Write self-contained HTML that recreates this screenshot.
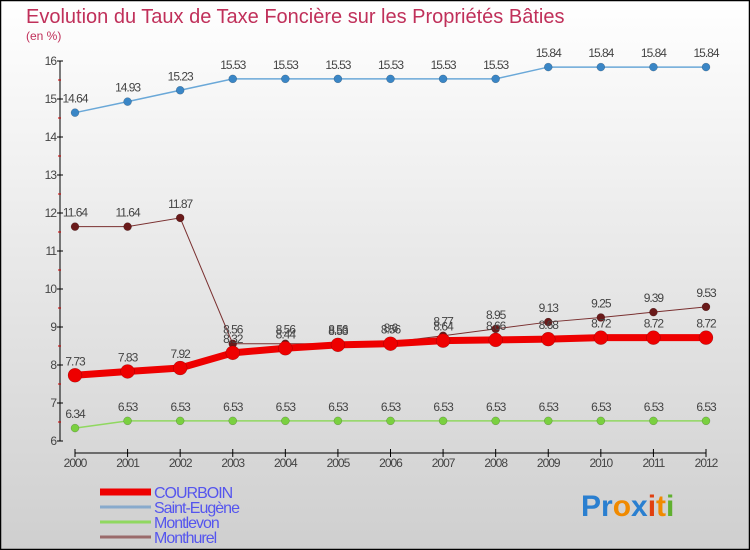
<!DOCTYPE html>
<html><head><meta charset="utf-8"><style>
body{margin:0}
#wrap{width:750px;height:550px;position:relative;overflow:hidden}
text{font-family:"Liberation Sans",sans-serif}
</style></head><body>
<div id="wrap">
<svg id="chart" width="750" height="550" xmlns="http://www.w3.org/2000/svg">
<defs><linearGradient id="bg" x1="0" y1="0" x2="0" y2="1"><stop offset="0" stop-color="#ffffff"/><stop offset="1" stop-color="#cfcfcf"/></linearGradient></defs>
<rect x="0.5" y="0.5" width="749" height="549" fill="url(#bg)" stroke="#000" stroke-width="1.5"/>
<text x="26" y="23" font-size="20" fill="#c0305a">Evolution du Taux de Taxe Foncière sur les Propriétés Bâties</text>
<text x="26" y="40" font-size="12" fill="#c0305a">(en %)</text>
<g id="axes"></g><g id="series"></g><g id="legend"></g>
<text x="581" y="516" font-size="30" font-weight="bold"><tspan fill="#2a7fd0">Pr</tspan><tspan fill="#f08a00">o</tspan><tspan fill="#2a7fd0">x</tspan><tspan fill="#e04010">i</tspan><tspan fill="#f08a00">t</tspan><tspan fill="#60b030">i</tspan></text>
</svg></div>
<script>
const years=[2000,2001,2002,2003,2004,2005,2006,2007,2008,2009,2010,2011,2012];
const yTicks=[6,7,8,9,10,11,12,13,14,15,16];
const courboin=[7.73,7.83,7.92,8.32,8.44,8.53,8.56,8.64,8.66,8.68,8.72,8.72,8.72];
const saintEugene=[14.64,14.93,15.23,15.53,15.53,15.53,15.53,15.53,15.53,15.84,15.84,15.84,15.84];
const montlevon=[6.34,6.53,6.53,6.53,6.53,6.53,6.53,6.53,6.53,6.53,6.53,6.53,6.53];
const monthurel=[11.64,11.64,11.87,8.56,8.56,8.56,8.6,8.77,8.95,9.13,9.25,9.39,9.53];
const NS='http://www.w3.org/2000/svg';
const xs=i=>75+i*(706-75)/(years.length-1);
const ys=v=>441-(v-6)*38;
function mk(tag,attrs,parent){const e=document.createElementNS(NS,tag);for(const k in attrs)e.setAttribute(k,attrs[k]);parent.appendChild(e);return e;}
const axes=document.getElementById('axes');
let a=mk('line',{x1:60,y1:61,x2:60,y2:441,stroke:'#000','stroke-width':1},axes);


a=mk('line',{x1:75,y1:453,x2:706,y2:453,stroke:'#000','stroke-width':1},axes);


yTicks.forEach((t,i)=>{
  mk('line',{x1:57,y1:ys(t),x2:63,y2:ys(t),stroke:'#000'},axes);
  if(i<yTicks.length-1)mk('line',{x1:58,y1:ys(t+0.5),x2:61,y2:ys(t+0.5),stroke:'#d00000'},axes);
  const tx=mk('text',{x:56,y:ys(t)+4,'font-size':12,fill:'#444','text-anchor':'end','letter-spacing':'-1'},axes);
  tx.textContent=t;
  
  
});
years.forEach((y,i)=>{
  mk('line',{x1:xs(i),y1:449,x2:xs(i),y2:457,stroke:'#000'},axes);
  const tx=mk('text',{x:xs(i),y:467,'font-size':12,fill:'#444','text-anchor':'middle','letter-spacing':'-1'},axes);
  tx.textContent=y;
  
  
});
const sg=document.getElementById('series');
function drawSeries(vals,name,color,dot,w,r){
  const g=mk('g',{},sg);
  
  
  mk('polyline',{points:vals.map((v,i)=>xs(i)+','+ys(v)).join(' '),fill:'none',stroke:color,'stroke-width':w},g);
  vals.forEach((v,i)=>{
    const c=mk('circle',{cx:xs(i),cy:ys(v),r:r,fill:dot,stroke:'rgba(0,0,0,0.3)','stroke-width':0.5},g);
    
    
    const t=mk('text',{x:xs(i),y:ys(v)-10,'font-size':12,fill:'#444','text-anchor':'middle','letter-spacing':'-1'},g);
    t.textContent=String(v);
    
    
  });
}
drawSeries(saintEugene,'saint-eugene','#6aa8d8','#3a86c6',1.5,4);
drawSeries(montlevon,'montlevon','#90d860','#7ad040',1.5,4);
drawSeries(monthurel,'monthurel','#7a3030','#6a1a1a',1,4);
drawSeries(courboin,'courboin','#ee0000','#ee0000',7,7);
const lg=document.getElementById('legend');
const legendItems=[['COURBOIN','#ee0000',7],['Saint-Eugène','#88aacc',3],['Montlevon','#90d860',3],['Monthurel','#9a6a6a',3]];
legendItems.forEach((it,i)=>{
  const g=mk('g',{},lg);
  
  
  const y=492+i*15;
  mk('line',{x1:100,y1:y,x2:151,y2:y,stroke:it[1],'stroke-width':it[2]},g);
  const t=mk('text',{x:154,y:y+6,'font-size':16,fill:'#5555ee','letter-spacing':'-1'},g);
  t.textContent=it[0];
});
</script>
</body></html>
* * * * * * *
**To do**
Copy all the lines of data exactly as they appear, dropping any images.

**Complete answer**
Write self-contained HTML that recreates this screenshot.
<!DOCTYPE html>
<html><head><meta charset="utf-8"><style>
body{margin:0}
#wrap{width:750px;height:550px;position:relative;overflow:hidden}
text{font-family:"Liberation Sans",sans-serif}
</style></head><body>
<div id="wrap">
<svg id="chart" width="750" height="550" xmlns="http://www.w3.org/2000/svg">
<defs><linearGradient id="bg" x1="0" y1="0" x2="0" y2="1"><stop offset="0" stop-color="#ffffff"/><stop offset="1" stop-color="#cfcfcf"/></linearGradient></defs>
<rect x="0.5" y="0.5" width="749" height="549" fill="url(#bg)" stroke="#000" stroke-width="1.5"/>
<text x="26" y="23" font-size="20" fill="#c0305a">Evolution du Taux de Taxe Foncière sur les Propriétés Bâties</text>
<text x="26" y="40" font-size="12" fill="#c0305a">(en %)</text>
<g id="axes"></g><g id="series"></g><g id="legend"></g>
<text x="581" y="516" font-size="30" font-weight="bold"><tspan fill="#2a7fd0">Pr</tspan><tspan fill="#f08a00">o</tspan><tspan fill="#2a7fd0">x</tspan><tspan fill="#e04010">i</tspan><tspan fill="#f08a00">t</tspan><tspan fill="#60b030">i</tspan></text>
</svg></div>
<script>
const years=[2000,2001,2002,2003,2004,2005,2006,2007,2008,2009,2010,2011,2012];
const yTicks=[6,7,8,9,10,11,12,13,14,15,16];
const courboin=[7.73,7.83,7.92,8.32,8.44,8.53,8.56,8.64,8.66,8.68,8.72,8.72,8.72];
const saintEugene=[14.64,14.93,15.23,15.53,15.53,15.53,15.53,15.53,15.53,15.84,15.84,15.84,15.84];
const montlevon=[6.34,6.53,6.53,6.53,6.53,6.53,6.53,6.53,6.53,6.53,6.53,6.53,6.53];
const monthurel=[11.64,11.64,11.87,8.56,8.56,8.56,8.6,8.77,8.95,9.13,9.25,9.39,9.53];
const NS='http://www.w3.org/2000/svg';
const xs=i=>75+i*(706-75)/(years.length-1);
const ys=v=>441-(v-6)*38;
function mk(tag,attrs,parent){const e=document.createElementNS(NS,tag);for(const k in attrs)e.setAttribute(k,attrs[k]);parent.appendChild(e);return e;}
const axes=document.getElementById('axes');
let a=mk('line',{x1:60,y1:61,x2:60,y2:441,stroke:'#000','stroke-width':1},axes);


a=mk('line',{x1:75,y1:453,x2:706,y2:453,stroke:'#000','stroke-width':1},axes);


yTicks.forEach((t,i)=>{
  mk('line',{x1:57,y1:ys(t),x2:63,y2:ys(t),stroke:'#000'},axes);
  if(i<yTicks.length-1)mk('line',{x1:58,y1:ys(t+0.5),x2:61,y2:ys(t+0.5),stroke:'#d00000'},axes);
  const tx=mk('text',{x:56,y:ys(t)+4,'font-size':12,fill:'#444','text-anchor':'end','letter-spacing':'-1'},axes);
  tx.textContent=t;
  
  
});
years.forEach((y,i)=>{
  mk('line',{x1:xs(i),y1:449,x2:xs(i),y2:457,stroke:'#000'},axes);
  const tx=mk('text',{x:xs(i),y:467,'font-size':12,fill:'#444','text-anchor':'middle','letter-spacing':'-1'},axes);
  tx.textContent=y;
  
  
});
const sg=document.getElementById('series');
function drawSeries(vals,name,color,dot,w,r){
  const g=mk('g',{},sg);
  
  
  mk('polyline',{points:vals.map((v,i)=>xs(i)+','+ys(v)).join(' '),fill:'none',stroke:color,'stroke-width':w},g);
  vals.forEach((v,i)=>{
    const c=mk('circle',{cx:xs(i),cy:ys(v),r:r,fill:dot,stroke:'rgba(0,0,0,0.3)','stroke-width':0.5},g);
    
    
    const t=mk('text',{x:xs(i),y:ys(v)-10,'font-size':12,fill:'#444','text-anchor':'middle','letter-spacing':'-1'},g);
    t.textContent=String(v);
    
    
  });
}
drawSeries(saintEugene,'saint-eugene','#6aa8d8','#3a86c6',1.5,4);
drawSeries(montlevon,'montlevon','#90d860','#7ad040',1.5,4);
drawSeries(monthurel,'monthurel','#7a3030','#6a1a1a',1,4);
drawSeries(courboin,'courboin','#ee0000','#ee0000',7,7);
const lg=document.getElementById('legend');
const legendItems=[['COURBOIN','#ee0000',7],['Saint-Eugène','#88aacc',3],['Montlevon','#90d860',3],['Monthurel','#9a6a6a',3]];
legendItems.forEach((it,i)=>{
  const g=mk('g',{},lg);
  
  
  const y=492+i*15;
  mk('line',{x1:100,y1:y,x2:151,y2:y,stroke:it[1],'stroke-width':it[2]},g);
  const t=mk('text',{x:154,y:y+6,'font-size':16,fill:'#5555ee','letter-spacing':'-1'},g);
  t.textContent=it[0];
});
</script>
</body></html>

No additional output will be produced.